Monitoring model performance Drift is a crucial step in production ML; however, in practice, it proves challenging for many reasons, one of which is the delay in retrieving the labels of new data. Without ground truth labels, drift detection techniques based on the model’s accuracy are off the table.
There’s much documentation on how to reduce or eliminate drift, but no real tools and step by step examples that can address this and the reason is because to solve the problem, end-to-end workflows need to be built and building them at scale is one of the biggest challenges in Data Science. I want to emphasize that putting ML into production is not just making an API endpoint of a model available. Putting ML into production is an end-to-end workflow that goes from ingesting data up to sending the output to a specific business app.
Let’s start with the main reasons of why a end-to-end workflow can eliminate Drift:
- Periodically Re-Fit
A good first-level intervention to solve Drift is to periodically update your model with more recent historical data.
An end-to-end pipeline will solve this issue by ingesting new data and feeding the algorithm. For example, perhaps you can update the model each week or each month with the data collected from the data source.
You can do this by setting a condition and if the model is Drifting then you can trigger a re-train of your model.
- Weight Data
Some algorithms allow you to weigh the importance of input data.

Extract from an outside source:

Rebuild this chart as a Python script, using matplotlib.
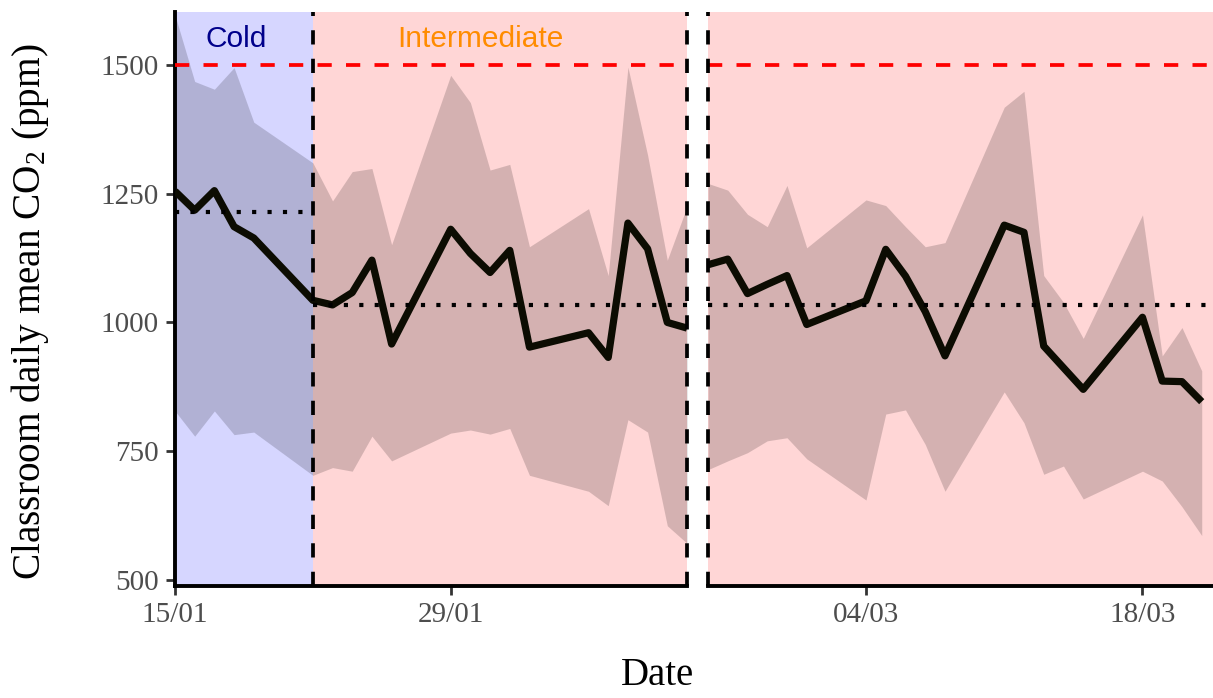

In this case, if you have a pipeline you can set alerts to understand if you should use a weighting that is inversely proportional to the age of the data such that more attention is paid to the most recent data (higher weight) and less attention is paid to the least recent data (smaller weight).
- Detect and Choose Model
In a data workflow you can have A/B testing of different models so that if there is drift a re-training is triggered in all models and then all the models are analyzed to understand if a new algorithm has a better performance. In that case a new algorithm can be used rather than the one that was previously used.
In Datagran, we specialize in making it extremely easy for data professionals to ingest data, run their models and send the output to business applications via end-to-end workflows. Within our workflows we are also making it extremely easy for data practitioners to reduce Drift by retraining periodically when given rules are triggered (example; if the accuracy is below a threshold). Here’s a step by step guide on how you can create your ML workflow and set your conditions to re-train your model when Drift is detected:
- Connect your data via Datagran’s integrations.
- Upload your model(s)
For documentation on how to upload your model go here.
- Set the condition to re-train your model if the condition is met.
- Connect the output of your algorithms to an SQL Operator.
- Set the condition in your SQL to detect the algorithm with the best metric. Notice that this can change every time the model is re-trained based on the condition of step “c”.
- Connect Slack and trigger a message alerting for the best new algorithm.
- Launch the new algorithm into production connecting your favorite app. In this example is just a REST API.
Reducing Drift is currently a pain point because the disparate tools make it extremely difficult to automate an end-to-end workflow. Uploading a model and making it available via a REST API is not an end-to end solution. With today’s technology, reducing drift should be one less challenge in your data execution and real end-to-end solutions can provide the answer.